■ THE TASK: Skip the pictures, please, and write out exactly the lines from the opening of the data through the line containing "plt.rcParams['mathtext.it'] = 'Liberation".

start SUPPLIED DATA

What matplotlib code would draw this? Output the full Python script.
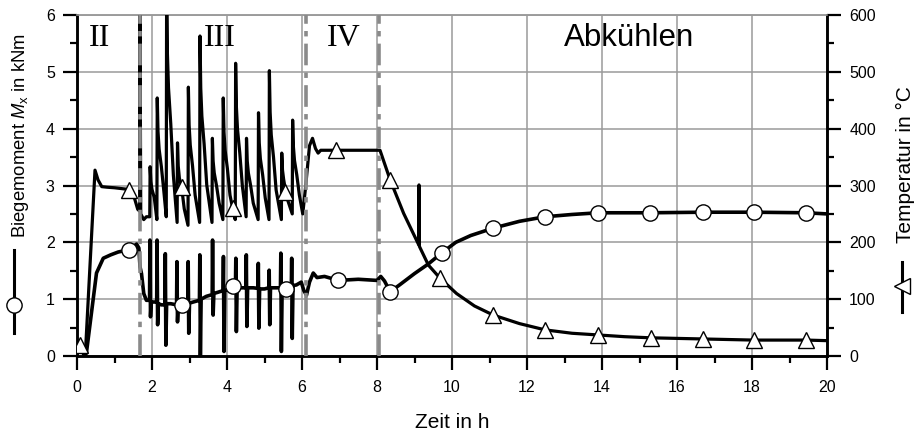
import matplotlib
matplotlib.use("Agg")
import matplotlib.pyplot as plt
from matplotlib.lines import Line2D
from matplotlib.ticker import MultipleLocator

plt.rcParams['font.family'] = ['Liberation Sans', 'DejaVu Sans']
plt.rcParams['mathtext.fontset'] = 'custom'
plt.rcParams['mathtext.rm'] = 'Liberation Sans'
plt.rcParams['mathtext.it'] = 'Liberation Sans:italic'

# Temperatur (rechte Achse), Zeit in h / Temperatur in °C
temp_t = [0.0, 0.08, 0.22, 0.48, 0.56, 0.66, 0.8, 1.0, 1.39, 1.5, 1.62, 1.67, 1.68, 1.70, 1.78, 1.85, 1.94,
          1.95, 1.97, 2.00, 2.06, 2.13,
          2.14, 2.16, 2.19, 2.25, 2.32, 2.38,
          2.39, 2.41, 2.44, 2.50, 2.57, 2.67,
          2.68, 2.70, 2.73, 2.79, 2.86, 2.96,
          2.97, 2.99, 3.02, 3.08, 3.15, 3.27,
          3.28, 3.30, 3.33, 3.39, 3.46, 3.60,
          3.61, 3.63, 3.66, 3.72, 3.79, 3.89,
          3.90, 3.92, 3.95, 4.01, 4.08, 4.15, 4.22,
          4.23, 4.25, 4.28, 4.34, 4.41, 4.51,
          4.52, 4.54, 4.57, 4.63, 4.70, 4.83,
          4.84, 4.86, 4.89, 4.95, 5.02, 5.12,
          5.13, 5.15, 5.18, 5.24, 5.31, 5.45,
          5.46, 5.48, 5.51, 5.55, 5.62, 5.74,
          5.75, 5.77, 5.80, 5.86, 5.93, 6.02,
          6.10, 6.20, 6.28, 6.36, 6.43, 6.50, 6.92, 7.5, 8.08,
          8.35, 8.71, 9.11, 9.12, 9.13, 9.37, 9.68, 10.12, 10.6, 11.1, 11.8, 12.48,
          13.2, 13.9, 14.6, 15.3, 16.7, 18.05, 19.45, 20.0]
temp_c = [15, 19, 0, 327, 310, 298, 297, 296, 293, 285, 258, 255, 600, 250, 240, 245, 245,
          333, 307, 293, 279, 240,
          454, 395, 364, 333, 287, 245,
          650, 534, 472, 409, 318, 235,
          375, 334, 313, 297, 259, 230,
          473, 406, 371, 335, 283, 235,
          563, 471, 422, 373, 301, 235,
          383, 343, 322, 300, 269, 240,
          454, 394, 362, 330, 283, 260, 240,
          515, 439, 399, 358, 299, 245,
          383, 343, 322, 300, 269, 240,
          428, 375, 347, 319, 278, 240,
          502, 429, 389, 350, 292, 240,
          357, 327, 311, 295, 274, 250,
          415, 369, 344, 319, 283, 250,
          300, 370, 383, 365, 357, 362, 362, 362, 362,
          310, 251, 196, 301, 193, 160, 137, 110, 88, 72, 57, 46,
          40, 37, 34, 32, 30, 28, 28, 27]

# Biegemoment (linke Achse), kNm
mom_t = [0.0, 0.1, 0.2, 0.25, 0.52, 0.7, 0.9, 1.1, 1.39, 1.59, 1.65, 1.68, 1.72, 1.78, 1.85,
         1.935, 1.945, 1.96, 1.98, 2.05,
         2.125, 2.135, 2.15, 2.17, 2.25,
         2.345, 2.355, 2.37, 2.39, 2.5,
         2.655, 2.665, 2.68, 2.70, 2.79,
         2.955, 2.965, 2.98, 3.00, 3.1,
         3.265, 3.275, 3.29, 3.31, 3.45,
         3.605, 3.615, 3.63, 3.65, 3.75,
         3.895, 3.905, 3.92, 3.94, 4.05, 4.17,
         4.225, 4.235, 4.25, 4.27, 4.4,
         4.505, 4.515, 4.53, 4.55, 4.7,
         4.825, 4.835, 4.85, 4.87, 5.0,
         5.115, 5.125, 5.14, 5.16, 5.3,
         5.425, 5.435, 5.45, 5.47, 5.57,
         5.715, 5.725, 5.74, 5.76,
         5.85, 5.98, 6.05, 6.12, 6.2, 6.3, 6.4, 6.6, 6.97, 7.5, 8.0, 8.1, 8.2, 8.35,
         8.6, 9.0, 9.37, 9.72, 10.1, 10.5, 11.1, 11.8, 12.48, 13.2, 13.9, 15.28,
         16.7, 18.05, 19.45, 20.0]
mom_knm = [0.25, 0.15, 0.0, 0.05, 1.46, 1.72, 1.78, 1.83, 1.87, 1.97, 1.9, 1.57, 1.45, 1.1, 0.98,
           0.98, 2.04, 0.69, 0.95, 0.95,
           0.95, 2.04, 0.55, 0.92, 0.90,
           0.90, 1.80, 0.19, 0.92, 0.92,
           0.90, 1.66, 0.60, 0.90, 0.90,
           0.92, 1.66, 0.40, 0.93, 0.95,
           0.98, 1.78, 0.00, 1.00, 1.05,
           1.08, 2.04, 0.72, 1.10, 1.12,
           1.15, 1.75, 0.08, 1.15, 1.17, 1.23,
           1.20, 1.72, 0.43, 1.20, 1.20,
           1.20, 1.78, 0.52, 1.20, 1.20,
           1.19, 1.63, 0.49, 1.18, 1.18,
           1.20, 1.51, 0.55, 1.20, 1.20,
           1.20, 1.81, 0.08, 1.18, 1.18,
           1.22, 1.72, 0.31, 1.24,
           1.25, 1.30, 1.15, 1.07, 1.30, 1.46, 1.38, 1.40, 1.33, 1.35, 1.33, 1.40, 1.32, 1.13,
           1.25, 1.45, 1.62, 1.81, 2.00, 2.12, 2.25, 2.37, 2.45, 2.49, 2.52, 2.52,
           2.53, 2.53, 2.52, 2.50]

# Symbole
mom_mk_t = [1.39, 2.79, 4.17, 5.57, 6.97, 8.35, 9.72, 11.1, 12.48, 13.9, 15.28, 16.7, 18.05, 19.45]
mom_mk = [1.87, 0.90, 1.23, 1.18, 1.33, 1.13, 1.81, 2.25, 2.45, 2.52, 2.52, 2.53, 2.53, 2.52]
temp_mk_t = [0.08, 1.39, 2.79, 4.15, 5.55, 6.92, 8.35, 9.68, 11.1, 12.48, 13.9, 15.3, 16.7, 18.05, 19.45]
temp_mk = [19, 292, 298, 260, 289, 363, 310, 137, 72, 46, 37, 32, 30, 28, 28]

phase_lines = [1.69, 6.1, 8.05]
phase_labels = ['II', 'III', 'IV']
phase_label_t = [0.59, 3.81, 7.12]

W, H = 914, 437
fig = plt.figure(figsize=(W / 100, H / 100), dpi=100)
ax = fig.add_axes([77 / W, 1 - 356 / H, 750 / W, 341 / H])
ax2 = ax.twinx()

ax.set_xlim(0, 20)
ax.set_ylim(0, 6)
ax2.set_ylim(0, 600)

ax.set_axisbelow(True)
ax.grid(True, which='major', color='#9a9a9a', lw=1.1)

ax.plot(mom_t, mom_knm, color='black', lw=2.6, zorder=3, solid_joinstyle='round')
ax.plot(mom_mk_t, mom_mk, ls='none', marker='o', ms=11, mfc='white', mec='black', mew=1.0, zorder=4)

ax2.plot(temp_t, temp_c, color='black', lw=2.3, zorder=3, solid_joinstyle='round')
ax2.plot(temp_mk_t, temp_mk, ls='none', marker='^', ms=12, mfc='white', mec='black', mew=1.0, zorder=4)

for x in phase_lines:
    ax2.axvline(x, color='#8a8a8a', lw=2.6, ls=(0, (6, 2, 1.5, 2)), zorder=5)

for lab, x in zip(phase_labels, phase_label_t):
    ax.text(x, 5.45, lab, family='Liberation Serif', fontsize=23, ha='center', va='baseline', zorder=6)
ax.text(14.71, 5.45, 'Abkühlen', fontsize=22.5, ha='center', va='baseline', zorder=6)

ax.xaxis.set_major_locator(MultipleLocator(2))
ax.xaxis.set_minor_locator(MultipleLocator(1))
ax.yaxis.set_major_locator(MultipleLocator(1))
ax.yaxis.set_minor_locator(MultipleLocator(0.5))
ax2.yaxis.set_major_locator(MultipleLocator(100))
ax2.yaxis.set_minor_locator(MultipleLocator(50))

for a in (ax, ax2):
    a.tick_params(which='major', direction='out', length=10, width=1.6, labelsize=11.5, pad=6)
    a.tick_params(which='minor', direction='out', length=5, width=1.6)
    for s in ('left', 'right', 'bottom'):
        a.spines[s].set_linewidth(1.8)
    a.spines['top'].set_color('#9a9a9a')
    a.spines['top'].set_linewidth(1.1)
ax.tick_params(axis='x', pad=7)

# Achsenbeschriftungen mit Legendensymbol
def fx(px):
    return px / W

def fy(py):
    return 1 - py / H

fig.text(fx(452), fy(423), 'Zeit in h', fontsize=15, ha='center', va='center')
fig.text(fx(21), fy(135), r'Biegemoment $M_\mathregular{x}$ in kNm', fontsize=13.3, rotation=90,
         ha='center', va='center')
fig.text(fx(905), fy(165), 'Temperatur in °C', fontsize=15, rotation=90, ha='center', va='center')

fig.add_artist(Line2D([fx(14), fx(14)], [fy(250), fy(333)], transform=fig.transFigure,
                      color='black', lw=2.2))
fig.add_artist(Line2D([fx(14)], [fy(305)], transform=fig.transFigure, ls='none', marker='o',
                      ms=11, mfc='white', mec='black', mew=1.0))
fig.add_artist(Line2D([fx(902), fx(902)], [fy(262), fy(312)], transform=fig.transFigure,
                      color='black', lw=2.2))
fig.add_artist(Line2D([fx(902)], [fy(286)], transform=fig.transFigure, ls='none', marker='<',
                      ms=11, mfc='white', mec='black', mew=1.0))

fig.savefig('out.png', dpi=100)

end SUPPLIED DATA

■ TASK RESULT:
What matplotlib code would draw this? Output the full Python script.
import matplotlib
matplotlib.use("Agg")
import matplotlib.pyplot as plt
from matplotlib.lines import Line2D
from matplotlib.ticker import MultipleLocator

plt.rcParams['font.family'] = ['Liberation Sans', 'DejaVu Sans']
plt.rcParams['mathtext.fontset'] = 'custom'
plt.rcParams['mathtext.rm'] = 'Liberation Sans'
plt.rcParams['mathtext.it'] = 'Liberation Sans:italic'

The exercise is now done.